Ich bedanke mich nun von Herzen bei allen, die mich ausgewählt haben für diese Auszeichnung. Ich fange nicht aus hierarchischer Höflichkeit mit Frau Kulturministerin Dr. Rose Götte an, sondern weil sie mir einen wunderbar aufrichtigen Brief geschrieben hat nach der Lektüre des Buches. Ich bedanke mich bei Kurt Beck, dem Ministerpräsidenten, für seine einfühlsame Rede.
Ich bedanke mich bei Frau Ingeborg Hoffstadt, weil der Preis für mich
noch den Vorteil hatte, daß ich bei dieser Gelegenheit mit ihr nebenbei
so wunderbare Gespräche führen konnte über Gott und die Welt. Sie hat
hier alles vorbereitet zusammen mit Frau Bonn und vielen Beteiligten,
die im Stillen gearbeitet haben, um uns diesen schönen Abend zu
ermöglichen. Ich bedanke mich auch bei dem Schauspieler Klaus Götte, der
die Textpassagen so lebendig las, als hätte er sie selbst geschrieben.
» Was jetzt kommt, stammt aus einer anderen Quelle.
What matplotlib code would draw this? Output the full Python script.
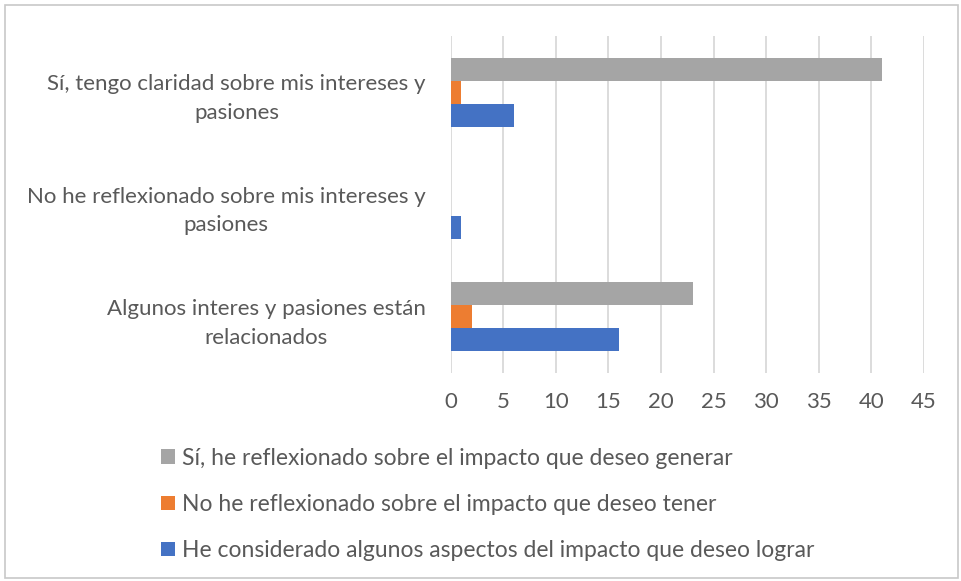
import numpy as np
import matplotlib.pyplot as plt
from matplotlib.patches import Rectangle

categorias = [
    "Sí, tengo claridad sobre mis intereses y\npasiones",
    "No he reflexionado sobre mis intereses y\npasiones",
    "Algunos interes y pasiones están\nrelacionados",
]
series = [
    "Sí, he reflexionado sobre el impacto que deseo generar",
    "No he reflexionado sobre el impacto que deseo tener",
    "He considerado algunos aspectos del impacto que deseo lograr",
]
val_generar = [41, 0, 23]
val_tener = [1, 0, 2]
val_lograr = [6, 1, 16]
colores = ["#A5A5A5", "#ED7D31", "#4472C4"]
ticks_x = [0, 5, 10, 15, 20, 25, 30, 35, 40, 45]

plt.rcParams['font.family'] = ['Lato', 'DejaVu Sans']
texto = "#595959"

fig = plt.figure(figsize=(9.61, 5.81), dpi=100)
ax = fig.add_axes([0.469, 0.358, 0.4925, 0.58])

y = np.arange(len(categorias))
h = 0.205
for i, (vals, col) in enumerate(zip([val_generar, val_tener, val_lograr], colores)):
    ax.barh(y + (i - 1) * h, vals, height=h, color=col, label=series[i],
            zorder=3)

ax.set_ylim(len(categorias) - 0.5, -0.5)
ax.set_xlim(0, 45)
ax.set_xticks(ticks_x)
ax.set_yticks(y)
ax.set_yticklabels(categorias, multialignment='center', linespacing=1.55)
ax.tick_params(axis='both', length=0, labelsize=16, colors=texto)
ax.tick_params(axis='y', pad=18)
ax.tick_params(axis='x', pad=14)
ax.grid(axis='x', color='#D9D9D9', linewidth=1.3, zorder=0)
for s in ax.spines.values():
    s.set_visible(False)

fig.legend(loc='upper left', bbox_to_anchor=(0.158, 0.245), ncol=1,
           frameon=False, fontsize=16.5, labelcolor=texto,
           handlelength=0.6, handleheight=0.6, handletextpad=0.3,
           labelspacing=1.1, borderaxespad=0)

fig.patches.append(Rectangle((5 / 961, 3 / 581), 953 / 961, 573 / 581,
                             transform=fig.transFigure, fill=False,
                             edgecolor='#C8C8C8', linewidth=1.2))

fig.savefig("out.png", dpi=100)
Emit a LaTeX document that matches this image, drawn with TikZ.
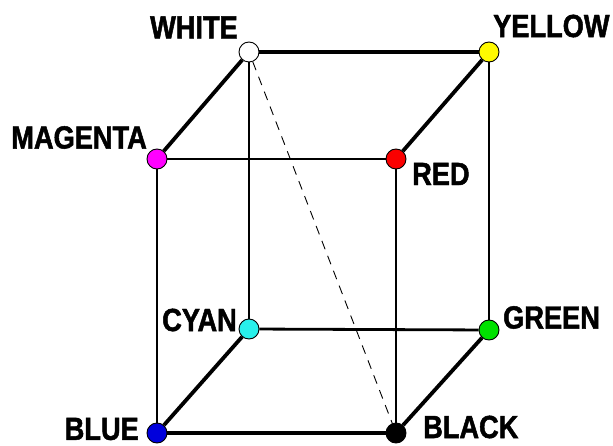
\documentclass[tikz,border=0pt]{standalone}
\usepackage{fontspec}
\setmainfont{Liberation Sans}[FakeStretch=0.85,BoldFeatures={FakeBold=1.5}]
\definecolor{cyanv}{RGB}{40,240,235}
\definecolor{greenv}{RGB}{0,225,0}
\definecolor{bluev}{RGB}{0,0,220}
\definecolor{yellowv}{RGB}{255,250,0}
\definecolor{magentav}{RGB}{255,0,255}
\definecolor{redv}{RGB}{250,0,0}
\begin{document}
\begin{tikzpicture}[x=1pt,y=-1pt,
  vertex/.style={circle,draw=black,line width=0.9pt,minimum size=20pt,inner sep=0pt},
  lab/.style={font=\bfseries\fontsize{32}{32}\selectfont,inner sep=0pt},
  heavy/.style={line width=3.8pt},
  medium/.style={line width=2.8pt},
  light/.style={line width=2.2pt},
  diag/.style={line width=0.9pt,dash pattern=on 9pt off 7pt}]
\useasboundingbox (0,0) rectangle (613,446);
\fill[white] (0,0) rectangle (613,446);
% vertices
\node[vertex,fill=white]    (W) at (249,52)  {};
\node[vertex,fill=yellowv]  (Y) at (489,52)  {};
\node[vertex,fill=magentav] (M) at (157,159) {};
\node[vertex,fill=redv]     (R) at (396,159) {};
\node[vertex,fill=cyanv]    (C) at (249,329) {};
\node[vertex,fill=greenv]   (G) at (489,330) {};
\node[vertex,fill=bluev]    (B) at (157,433) {};
\node[vertex,fill=black]    (K) at (396,433) {};
% edges
\draw[heavy] (W) -- (Y);
\draw[heavy] (W) -- (M);
\draw[heavy] (Y) -- (R);
\draw[medium] (M) -- (R);
\draw[light] (M) -- (B);
\draw[medium] (W) -- (C);
\draw[medium] (R) -- (K);
\draw[medium] (Y) -- (G);
\draw[medium] (C) -- (G);
\draw[heavy] (C) -- (B);
\draw[heavy] (G) -- (K);
\draw[heavy] (B) -- (K);
\draw[diag] (W) -- (K);
% labels
\node[lab,anchor=east] (lW) at (238,27.5) {WHITE};
\node[lab,anchor=west] (lY) at (493,26) {YELLOW};
\node[lab,anchor=east] (lM) at (147,137.5) {MAGENTA};
\node[lab,anchor=west] (lR) at (412,174) {RED};
\node[lab,anchor=east] (lC) at (237,320) {CYAN};
\node[lab,anchor=west] (lG) at (503,317.5) {GREEN};
\node[lab,anchor=east] (lB) at (139,429) {BLUE};
\node[lab,anchor=west] (lK) at (423,427) {BLACK};
\end{tikzpicture}
\end{document}
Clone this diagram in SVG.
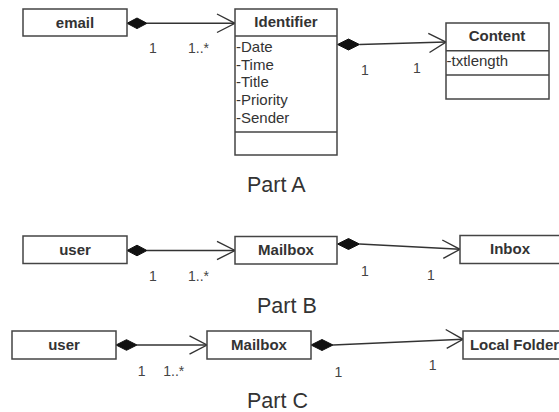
<svg xmlns="http://www.w3.org/2000/svg" width="559" height="412" viewBox="0 0 559 412">
<style>
  .box { fill: #ffffff; stroke: #444444; stroke-width: 1.5; }
  .div { stroke: #444444; stroke-width: 1.5; fill: none; }
  .name { font-family: "Liberation Sans", Arial, sans-serif; font-size: 15px; font-weight: bold; fill: #333333; text-anchor: middle; }
  .attr { font-family: "Liberation Sans", Arial, sans-serif; font-size: 15px; fill: #333333; }
  .mult { font-family: "Liberation Sans", Arial, sans-serif; font-size: 14px; fill: #444444; }
  .mid { text-anchor: middle; }
  .part { font-family: "Liberation Sans", Arial, sans-serif; font-size: 21.5px; fill: #333333; }
  .conn { stroke: #333333; stroke-width: 1.4; fill: none; }
  .dia { fill: #111111; stroke: #111111; stroke-width: 1; }
</style>

<g id="connectors">
  <!-- Part A: email -> Identifier -->
  <polygon class="dia" points="127,23.3 137,18 147,23.3 137,28.6"/>
  <line class="conn" x1="147" y1="23.3" x2="235" y2="23.3"/>
  <polyline class="conn" points="217,14 235,23.3 217,32.5"/>
  <!-- Part A: Identifier -> Content -->
  <polygon class="dia" points="337.5,44.5 348.5,39 359.5,44.5 348.5,50"/>
  <line class="conn" x1="359.5" y1="44.5" x2="446" y2="42"/>
  <polyline class="conn" points="428.3,33.3 446,42 429.5,52.5"/>
  <!-- Part B: user -> Mailbox -->
  <polygon class="dia" points="127,250.5 137,245.2 147,250.5 137,255.8"/>
  <line class="conn" x1="147" y1="250.5" x2="235" y2="250.5"/>
  <polyline class="conn" points="217,241.3 235,250.5 217,259.7"/>
  <!-- Part B: Mailbox -> Inbox -->
  <polygon class="dia" points="337.5,244 348.5,238.5 359.5,244 348.5,249.5"/>
  <line class="conn" x1="359.5" y1="244" x2="460" y2="249.3"/>
  <polyline class="conn" points="442.3,240 460,249.3 443.3,258.3"/>
  <!-- Part C: user -> Mailbox -->
  <polygon class="dia" points="116,345 126.5,339.7 137,345 126.5,350.3"/>
  <line class="conn" x1="137" y1="345" x2="207" y2="345"/>
  <polyline class="conn" points="189.5,335.8 207,345 189.5,354.2"/>
  <!-- Part C: Mailbox -> Local Folder -->
  <polygon class="dia" points="311,345 322,339.5 333,345 322,350.5"/>
  <line class="conn" x1="333" y1="345" x2="463" y2="339.3"/>
  <polyline class="conn" points="445.7,329.5 463,339.3 446.7,348.3"/>
</g>

<g id="email">
  <rect class="box" x="23" y="9" width="104" height="27"/>
  <text class="name" x="75" y="28">email</text>
</g>

<g id="identifier">
  <rect class="box" x="235" y="9" width="102" height="146"/>
  <line class="div" x1="235" y1="36" x2="337" y2="36"/>
  <line class="div" x1="235" y1="132" x2="337" y2="132"/>
  <text class="name" x="286" y="27">Identifier</text>
  <text class="attr" x="236" y="51.5">-Date</text>
  <text class="attr" x="236" y="69.5">-Time</text>
  <text class="attr" x="236" y="87">-Title</text>
  <text class="attr" x="236" y="104.8">-Priority</text>
  <text class="attr" x="236" y="122.6">-Sender</text>
</g>

<g id="content">
  <rect class="box" x="446" y="23" width="103" height="76"/>
  <line class="div" x1="446" y1="50.7" x2="549" y2="50.7"/>
  <line class="div" x1="446" y1="75" x2="549" y2="75"/>
  <text class="name" x="497" y="40.5">Content</text>
  <text class="attr" x="446.5" y="66">-txtlength</text>
</g>

<g id="labels-a">
  <text class="mult mid" x="153" y="52.5">1</text>
  <text class="mult" x="188" y="52.5">1..*</text>
  <text class="mult mid" x="365" y="75">1</text>
  <text class="mult mid" x="417" y="73">1</text>
  <text class="part" x="247" y="192">Part A</text>
</g>

<g id="user-b">
  <rect class="box" x="23" y="236" width="104" height="27.5"/>
  <text class="name" x="75" y="254.5">user</text>
</g>

<g id="mailbox-b">
  <rect class="box" x="235" y="236.5" width="102" height="27.5"/>
  <text class="name" x="286" y="254.5">Mailbox</text>
</g>

<g id="inbox">
  <rect class="box" x="460" y="235.5" width="101" height="28"/>
  <text class="name" x="510" y="254">Inbox</text>
</g>

<g id="labels-b">
  <text class="mult mid" x="153" y="281">1</text>
  <text class="mult" x="188" y="281">1..*</text>
  <text class="mult mid" x="365" y="276">1</text>
  <text class="mult mid" x="431" y="280">1</text>
  <text class="part" x="257" y="313.3">Part B</text>
</g>

<g id="user-c">
  <rect class="box" x="12" y="331" width="104" height="28"/>
  <text class="name" x="64" y="350">user</text>
</g>

<g id="mailbox-c">
  <rect class="box" x="207" y="331" width="104" height="28"/>
  <text class="name" x="259" y="349.5">Mailbox</text>
</g>

<g id="local-folder">
  <rect class="box" x="463" y="331" width="104" height="28"/>
  <text class="name" x="514.5" y="350">Local Folder</text>
</g>

<g id="labels-c">
  <text class="mult mid" x="141.7" y="376">1</text>
  <text class="mult" x="163.3" y="376">1..*</text>
  <text class="mult mid" x="338.3" y="376.5">1</text>
  <text class="mult mid" x="432.7" y="370">1</text>
  <text class="part" x="247" y="407.7">Part C</text>
</g>
</svg>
Dank auch Jürgen Böttcher-Strawalde, einem alten Freund, der, wie Sie ja selbst sehen und wohl auch gemerkt haben, ewig jung bleibt. Auch er kreuzt des öfteren auf in dem Buch 'Eva und der Wolf. Ich liebe und bewundere ihn als aufrichtigen Menschen, als einen Künstler, der zum Aufregensten und Haltbarsten gehört, was die DDR hervorgebracht hat. Ich weiß es zu würdigen, daß er sich die Zeit genommen hat, für mich eine Rede zu halten.
Und meinen Freunden von damals und heute danke ich, besonders Matti
Geschonneck, der im letzten Kapitel: 'Die Abtreibung aus dem Paradies',
ja keine unwesentliche Rolle spielt, ebenfalls Tine Biermann mit ihrer
'singenden Seele', die aus Hamburg hergereist ist, meine Lektorin im
Econ-Verlag, Krista Schädlich, der Organisatorin meiner Lesungen,
Hiltraud Tüllmann, sowie allen Gästen, die nach Mainz gekommen sind und
sich mit mir freuen.
Mit einem weinenden und einem lachenden Auge denke ich an meinen ewigen
Freund Wolf Biermann, ohne den es das Buch 'Eva und der Wolf', das
versteht sich, gar nicht gäbe. Er sollte eigentlich hier mit mir
zusammen stehen, aber er ist tief im Schreiben und wollte diesmal lieber
'auf der dunklen Seite des Mondes bleiben', so drückte er sich aus. So
überläßt er mir das volle Rampenlicht. Aber die dreißig Liter Wein
werden wir peu à peu zusammen picheln. Damit wollte ich deutlich genug
andeuten, daß unsere innige Freundschaft niemals zerbrochen ist. Im
Grunde ist es kein wirklicher Schaden, daß er nicht hier ist, denn
anwesend ist er sowieso immer in seinen Liedern, von denen ich Ihnen
jetzt einige singe. Mein Pianist Siegfried Gerlich wird mich dabei
begleiten. Verargen Sie mir nicht mein Gestammel. Auch auf mich gilt
eine Strophe, die mir Wolf mal als Auftrittslied geschrieben hat: 'Der
Mensch kann nur austeilen, das was er hat.